Open: Monday to Saturday 10h00-17h00
Cost: Adults R30 Children R15
The Castle of Good Hope
The Castle, completed in 1679, is the oldest building in the country and has the ghost stories to prove it. Over the centuries, six different flags have flown over the Castle, yet in all that time not a single shot has ever been fired in anger at it or from it. There are, however, torture chambers and the donkergat which allude to its more sinister history.
The admission fee paid at the main entrance allows for free entry to the Castle Military Museum and the William Fehr Collection, which comprises of historical paintings and period furniture. At the Military Museum, one can learn about the military and political history of the Cape. Discover facts, artefacts and exhibits from the 16th to 19th centuries, displaying the country’s historical wars and the militaries connection with the Portuguese, Khoi, Dutch and English.

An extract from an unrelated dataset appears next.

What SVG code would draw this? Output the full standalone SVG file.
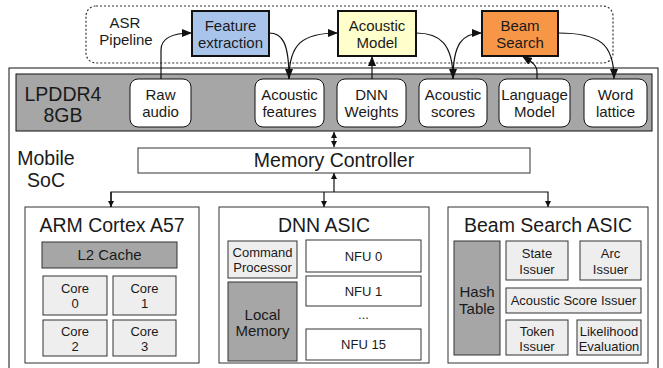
<svg xmlns="http://www.w3.org/2000/svg" width="663" height="368" viewBox="0 0 663 368">
  <style>
    text { font-family: "Liberation Sans", Arial, sans-serif; fill: #1a1a1a; text-anchor: middle; }
    .t20 { font-size: 19.5px; }
    .t15 { font-size: 15px; }
    .t13 { font-size: 13px; }
    .box { fill: #ffffff; stroke: #333333; stroke-width: 1; }
    .mem { fill: #ffffff; stroke: #111111; stroke-width: 1; }
    .gray { fill: #a6a6a6; stroke: #333333; stroke-width: 1; }
    .light { fill: #eeeeee; stroke: #333333; stroke-width: 1; }
    .stage { stroke: #111111; stroke-width: 2; }
    .flow { fill: none; stroke: #111111; stroke-width: 1.2; }
    .bus { fill: none; stroke: #111111; stroke-width: 1.2; }
  </style>
  <defs>
    <marker id="arr" viewBox="0 0 10 8" refX="10" refY="4" markerWidth="10" markerHeight="8" markerUnits="userSpaceOnUse" orient="auto">
      <path d="M0,0 L10,4 L0,8 Z" fill="#111111"/>
    </marker>
    <marker id="arrS" viewBox="0 0 6 6" refX="6" refY="3" markerWidth="6" markerHeight="6" markerUnits="userSpaceOnUse" orient="auto">
      <path d="M0,0 L6,3 L0,6 Z" fill="#111111"/>
    </marker>
    <marker id="arrSs" viewBox="0 0 6 6" refX="0" refY="3" markerWidth="6" markerHeight="6" markerUnits="userSpaceOnUse" orient="auto">
      <path d="M6,0 L0,3 L6,6 Z" fill="#111111"/>
    </marker>
  </defs>

  <!-- ASR pipeline frame -->
  <g id="asr-pipeline">
    <rect x="86" y="6" width="527" height="57" rx="10" fill="none" stroke="#333333" stroke-width="1.2" stroke-dasharray="2,2"/>
    <text class="t15" x="125" y="28">ASR</text>
    <text class="t15" x="126" y="45">Pipeline</text>
  </g>

  <!-- Mobile SoC frame -->
  <g id="mobile-soc">
    <rect x="9" y="68" width="649" height="310" fill="#ffffff" stroke="#111111" stroke-width="1"/>
    <text class="t20" x="46" y="165">Mobile</text>
    <text class="t20" x="46" y="187">SoC</text>
  </g>

  <!-- Pipeline stages -->
  <g id="feature-extraction">
    <rect class="stage" x="192" y="11" width="77" height="45" fill="#a9c4eb"/>
    <text class="t15" x="230.5" y="31">Feature</text>
    <text class="t15" x="230.5" y="48">extraction</text>
  </g>
  <g id="acoustic-model">
    <rect class="stage" x="338" y="11" width="78" height="45" fill="#ffffcc"/>
    <text class="t15" x="377" y="31">Acoustic</text>
    <text class="t15" x="377" y="48">Model</text>
  </g>
  <g id="beam-search">
    <rect class="stage" x="482" y="11" width="76" height="45" fill="#f79646"/>
    <text class="t15" x="520" y="31">Beam</text>
    <text class="t15" x="520" y="48">Search</text>
  </g>

  <!-- LPDDR4 memory -->
  <g id="lpddr4">
    <rect x="16" y="74" width="636" height="57" fill="#a6a6a6" stroke="#111111" stroke-width="1"/>
    <text class="t20" x="63" y="101">LPDDR4</text>
    <text class="t20" x="63" y="122">8GB</text>
  </g>
  <g id="raw-audio">
    <rect class="mem" x="130" y="79" width="61" height="48" rx="8"/>
    <text class="t15" x="160.5" y="100">Raw</text>
    <text class="t15" x="160.5" y="117">audio</text>
  </g>
  <g id="acoustic-features">
    <rect class="mem" x="255" y="79" width="69" height="48" rx="8"/>
    <text class="t15" x="289.5" y="100">Acoustic</text>
    <text class="t15" x="289.5" y="117">features</text>
  </g>
  <g id="dnn-weights">
    <rect class="mem" x="337" y="79" width="69" height="48" rx="8"/>
    <text class="t15" x="371.5" y="100">DNN</text>
    <text class="t15" x="371.5" y="117">Weights</text>
  </g>
  <g id="acoustic-scores">
    <rect class="mem" x="419" y="79" width="68" height="48" rx="8"/>
    <text class="t15" x="453" y="100">Acoustic</text>
    <text class="t15" x="453" y="117">scores</text>
  </g>
  <g id="language-model">
    <rect class="mem" x="499" y="79" width="71" height="48" rx="8"/>
    <text class="t15" x="534.5" y="100">Language</text>
    <text class="t15" x="534.5" y="117">Model</text>
  </g>
  <g id="word-lattice">
    <rect class="mem" x="584" y="79" width="63" height="48" rx="8"/>
    <text class="t15" x="615.5" y="100">Word</text>
    <text class="t15" x="615.5" y="117">lattice</text>
  </g>

  <!-- Memory controller -->
  <g id="memory-controller">
    <rect class="box" x="138" y="148" width="392" height="25"/>
    <text class="t20" x="334" y="167">Memory Controller</text>
  </g>

  <!-- ARM Cortex A57 -->
  <g id="arm-cortex">
    <rect class="box" x="25" y="207" width="174" height="156"/>
    <text class="t20" x="112" y="232">ARM Cortex A57</text>
    <rect class="gray" x="42" y="242" width="135" height="26"/>
    <text class="t15" x="109.5" y="260">L2 Cache</text>
    <rect class="light" x="43" y="276" width="64" height="39"/>
    <text class="t13" x="75" y="293">Core</text>
    <text class="t13" x="75" y="308">0</text>
    <rect class="light" x="113" y="276" width="63" height="39"/>
    <text class="t13" x="144.5" y="293">Core</text>
    <text class="t13" x="144.5" y="308">1</text>
    <rect class="light" x="43" y="320" width="64" height="36"/>
    <text class="t13" x="75" y="336">Core</text>
    <text class="t13" x="75" y="351">2</text>
    <rect class="light" x="113" y="320" width="63" height="36"/>
    <text class="t13" x="144.5" y="336">Core</text>
    <text class="t13" x="144.5" y="351">3</text>
  </g>

  <!-- DNN ASIC -->
  <g id="dnn-asic">
    <rect class="box" x="219" y="207" width="210" height="156"/>
    <text class="t20" x="324" y="232">DNN ASIC</text>
    <rect class="light" x="228" y="241" width="69" height="37"/>
    <text class="t13" x="262.5" y="257">Command</text>
    <text class="t13" x="262.5" y="272">Processor</text>
    <rect class="gray" x="228" y="282" width="69" height="79"/>
    <text class="t15" x="262.5" y="320">Local</text>
    <text class="t15" x="262.5" y="336">Memory</text>
    <rect class="box" x="306" y="240" width="115" height="32"/>
    <text class="t13" x="363.5" y="261">NFU 0</text>
    <rect class="box" x="306" y="276" width="115" height="30"/>
    <text class="t13" x="363.5" y="296">NFU 1</text>
    <text class="t13" x="363.5" y="319">...</text>
    <rect class="box" x="306" y="329" width="115" height="31"/>
    <text class="t13" x="363.5" y="349">NFU 15</text>
  </g>

  <!-- Beam Search ASIC -->
  <g id="beam-search-asic">
    <rect class="box" x="448" y="207" width="200" height="156"/>
    <text class="t20" x="548" y="232">Beam Search ASIC</text>
    <rect class="gray" x="454" y="241" width="46" height="114"/>
    <text class="t15" x="477" y="297">Hash</text>
    <text class="t15" x="477" y="314">Table</text>
    <rect class="light" x="506" y="241" width="62" height="39"/>
    <text class="t13" x="537" y="258">State</text>
    <text class="t13" x="537" y="274">Issuer</text>
    <rect class="light" x="580" y="241" width="61" height="39"/>
    <text class="t13" x="610.5" y="258">Arc</text>
    <text class="t13" x="610.5" y="274">Issuer</text>
    <rect class="light" x="506" y="288" width="135" height="25"/>
    <text class="t13" x="573.5" y="305">Acoustic Score Issuer</text>
    <rect class="light" x="506" y="320" width="62" height="35"/>
    <text class="t13" x="537" y="336">Token</text>
    <text class="t13" x="537" y="351">Issuer</text>
    <rect class="light" x="577" y="320" width="64" height="35"/>
    <text class="t13" x="609" y="336">Likelihood</text>
    <text class="t13" x="609" y="351">Evaluation</text>
  </g>

  <!-- Connectors -->
  <g id="connectors">
    <path class="flow" d="M161,79 L161,50 C161,39 172,33 192,33" marker-end="url(#arr)"/>
    <path class="flow" d="M269,33 C282,33 289,42 289,79" marker-end="url(#arr)"/>
    <path class="flow" d="M289,79 C289,44 302,33 338,33" marker-end="url(#arr)"/>
    <path class="flow" d="M372,79 L372,56" marker-end="url(#arr)"/>
    <path class="flow" d="M416,33 C440,33 453,44 453,79" marker-end="url(#arr)"/>
    <path class="flow" d="M453,79 C453,44 462,33 482,33" marker-end="url(#arr)"/>
    <path class="flow" d="M537,79 L537,72 C537,64 530,61 522,56" marker-end="url(#arr)"/>
    <path class="flow" d="M558,33 C600,33 614,44 614,79" marker-end="url(#arr)"/>

    <path class="bus" d="M334,132 L334,147" marker-start="url(#arrSs)" marker-end="url(#arrS)"/>
    <path class="bus" d="M334,192 L334,173" marker-end="url(#arrS)"/>
    <path class="bus" d="M111,207 L111,192 L548,192 L548,207" marker-end="url(#arrS)"/>
    <path class="bus" d="M111,192 L111,207" marker-end="url(#arrS)"/>
    <path class="bus" d="M324,192 L324,207" marker-end="url(#arrS)"/>
  </g>
</svg>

Open: Monday to Sunday 09h00-16h00
Cost: Adults R30 Children R15 (includes optional free guided tour at 11:00, 12:00 & 14:00)
District Six Museum
District Six was a portside neighbourhood adjoining the city with a rich, racially-diverse community. On 11 February 1966, the government declared District Six a whites-only area under the Group Areas Act. Over the coming years, the residents were forcibly removed and the neighbourhood flattened. The District Six Museum serves as a reminder of what the community once was. Former residents retell old stories on guided tours that add a personal touch to the experience. In 1995, the former residents had an exhibition of their old neighbourhood and that two-week exhibition has now been going for 22 years.